Scientists are making important steps towards curing Alzheimer’s disease. A new study, published in Nature Communications journal reveals a great discovery. They have been able to observe for the first time the way in which the synapses are being destroyed.
Synapses are the structures which make the connection between neurons in our brains. They are required for all the functions of the brain, especially for learning and for forming memories. At people with Alzheimer’s disease, synapses die prematurely, long before the nerve cells.
The new discovery identified a molecular mechanism which contributes to the destruction of the synapse. There is a protein, called neural cell-adhesion molecule 2 (NCAM2) which plays a significant role in synapses connection.
Scientists analyzed the brain tissue of several dead people and they found that people with Alzheimer’s had extremely lower levels of NCAM2 protein in the hippocampus (region of the brain). It seems that NCAM2 is destroyed by another protein, called beta-amyloid.
Alzheimer’s disease has been discovered in 1906 by Dr Alois Alzheimer. He has observed the symptoms of a woman who experienced memory loss and an unpredictable behavior before she died.
The American Alzheimer’s Association claims that Alzheimer’s disease is one of the first six leading causes of death in our country and among the old citizens, one in three is going to die with it.

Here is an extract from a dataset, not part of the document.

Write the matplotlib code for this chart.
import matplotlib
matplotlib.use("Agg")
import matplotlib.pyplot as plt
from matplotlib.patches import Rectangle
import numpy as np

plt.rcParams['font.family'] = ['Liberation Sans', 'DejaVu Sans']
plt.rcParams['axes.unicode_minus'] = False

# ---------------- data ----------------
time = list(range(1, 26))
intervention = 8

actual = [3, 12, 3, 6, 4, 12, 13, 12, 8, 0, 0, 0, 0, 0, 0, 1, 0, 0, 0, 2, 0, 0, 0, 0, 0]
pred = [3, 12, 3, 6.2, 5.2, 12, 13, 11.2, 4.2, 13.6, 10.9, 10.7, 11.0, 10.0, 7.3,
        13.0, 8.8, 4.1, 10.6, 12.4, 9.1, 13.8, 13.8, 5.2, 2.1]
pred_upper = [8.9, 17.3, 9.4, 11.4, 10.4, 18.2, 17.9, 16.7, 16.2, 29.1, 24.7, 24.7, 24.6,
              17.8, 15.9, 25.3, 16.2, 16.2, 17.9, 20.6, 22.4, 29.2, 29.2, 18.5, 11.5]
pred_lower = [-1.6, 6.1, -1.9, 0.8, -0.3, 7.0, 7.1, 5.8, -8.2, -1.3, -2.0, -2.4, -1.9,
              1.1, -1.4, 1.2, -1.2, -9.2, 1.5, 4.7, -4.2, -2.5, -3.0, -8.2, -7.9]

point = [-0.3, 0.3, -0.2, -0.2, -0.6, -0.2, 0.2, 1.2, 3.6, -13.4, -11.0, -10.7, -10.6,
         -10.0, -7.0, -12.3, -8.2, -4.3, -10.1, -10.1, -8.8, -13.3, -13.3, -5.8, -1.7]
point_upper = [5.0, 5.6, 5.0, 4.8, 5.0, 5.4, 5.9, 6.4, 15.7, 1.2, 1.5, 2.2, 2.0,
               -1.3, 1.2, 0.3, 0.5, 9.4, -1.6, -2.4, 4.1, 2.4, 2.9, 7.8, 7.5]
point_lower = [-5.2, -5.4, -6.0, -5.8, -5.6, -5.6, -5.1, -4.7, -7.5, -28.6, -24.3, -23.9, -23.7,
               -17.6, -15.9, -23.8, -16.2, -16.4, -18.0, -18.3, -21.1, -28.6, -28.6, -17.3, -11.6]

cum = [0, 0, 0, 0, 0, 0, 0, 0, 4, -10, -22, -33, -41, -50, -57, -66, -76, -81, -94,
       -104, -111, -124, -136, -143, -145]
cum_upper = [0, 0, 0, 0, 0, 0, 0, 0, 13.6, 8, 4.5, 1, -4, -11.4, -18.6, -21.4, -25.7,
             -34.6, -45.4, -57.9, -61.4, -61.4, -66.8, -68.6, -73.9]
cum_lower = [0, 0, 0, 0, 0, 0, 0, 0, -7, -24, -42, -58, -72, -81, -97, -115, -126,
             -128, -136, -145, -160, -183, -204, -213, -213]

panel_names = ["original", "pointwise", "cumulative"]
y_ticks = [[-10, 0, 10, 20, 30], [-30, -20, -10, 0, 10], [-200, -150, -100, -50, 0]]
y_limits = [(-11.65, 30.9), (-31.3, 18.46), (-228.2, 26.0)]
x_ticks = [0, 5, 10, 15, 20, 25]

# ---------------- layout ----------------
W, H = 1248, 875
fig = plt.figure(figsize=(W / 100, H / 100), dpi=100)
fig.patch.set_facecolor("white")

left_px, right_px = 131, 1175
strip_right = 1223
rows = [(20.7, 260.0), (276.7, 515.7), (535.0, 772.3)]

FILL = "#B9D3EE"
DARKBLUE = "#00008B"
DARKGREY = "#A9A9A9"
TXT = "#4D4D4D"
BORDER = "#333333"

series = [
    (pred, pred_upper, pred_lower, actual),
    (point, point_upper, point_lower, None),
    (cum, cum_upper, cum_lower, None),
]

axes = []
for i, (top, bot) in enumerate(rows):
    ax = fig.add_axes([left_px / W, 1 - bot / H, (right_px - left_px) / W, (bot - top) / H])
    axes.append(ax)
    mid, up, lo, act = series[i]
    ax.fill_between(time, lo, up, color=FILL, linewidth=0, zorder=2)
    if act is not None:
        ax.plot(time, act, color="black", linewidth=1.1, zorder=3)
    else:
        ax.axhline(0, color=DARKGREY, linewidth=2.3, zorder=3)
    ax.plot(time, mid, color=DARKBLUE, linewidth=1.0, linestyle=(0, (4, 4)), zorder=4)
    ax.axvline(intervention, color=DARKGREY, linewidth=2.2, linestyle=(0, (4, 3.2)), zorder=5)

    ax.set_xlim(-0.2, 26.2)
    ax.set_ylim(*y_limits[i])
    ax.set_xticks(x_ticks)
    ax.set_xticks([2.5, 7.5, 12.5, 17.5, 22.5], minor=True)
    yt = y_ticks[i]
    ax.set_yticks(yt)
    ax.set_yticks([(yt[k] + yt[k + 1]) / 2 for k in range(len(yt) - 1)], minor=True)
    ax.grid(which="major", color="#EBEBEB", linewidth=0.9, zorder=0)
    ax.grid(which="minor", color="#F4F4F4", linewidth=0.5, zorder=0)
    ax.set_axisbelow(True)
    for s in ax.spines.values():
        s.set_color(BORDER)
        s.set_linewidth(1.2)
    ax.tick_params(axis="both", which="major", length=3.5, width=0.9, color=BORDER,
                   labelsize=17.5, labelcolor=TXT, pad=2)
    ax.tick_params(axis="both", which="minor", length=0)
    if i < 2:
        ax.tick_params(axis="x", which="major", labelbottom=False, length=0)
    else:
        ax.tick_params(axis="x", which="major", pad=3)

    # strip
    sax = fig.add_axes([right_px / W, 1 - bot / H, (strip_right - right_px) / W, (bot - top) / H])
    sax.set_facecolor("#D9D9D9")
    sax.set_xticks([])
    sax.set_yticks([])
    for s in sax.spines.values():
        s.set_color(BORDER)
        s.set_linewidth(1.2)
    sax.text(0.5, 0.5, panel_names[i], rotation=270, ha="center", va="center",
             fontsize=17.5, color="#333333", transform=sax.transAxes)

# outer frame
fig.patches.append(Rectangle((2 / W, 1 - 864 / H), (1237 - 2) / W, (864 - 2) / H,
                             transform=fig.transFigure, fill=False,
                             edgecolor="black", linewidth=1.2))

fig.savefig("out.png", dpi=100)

Alzheimer is considered a type of dementia – maybe even the most common. It causes problems with memory, behavior and thinking. Symptoms develop slowly and worsen with time, eventually making it almost impossible for the affected persons to keep living a normal life.
Even if some might consider Alzheimer’s a normal stage of brain deterioration caused by aging, there are also people who develop early onset Alzheimer’s in their 40s or 50s.
Currently the disease has no cure, but the research for treating symptoms continues. Even if the progression of the disease cannot be stopped, there are treatments which can slow down the process at least temporarily. These are important since they can improve the quality of life both for the sufferer and for their caregivers.
The findings of the new study have a significant importance for future development of treatments that could prevent the destruction of NCAM2 and, thus, the prevention of Alzheimer’s disease.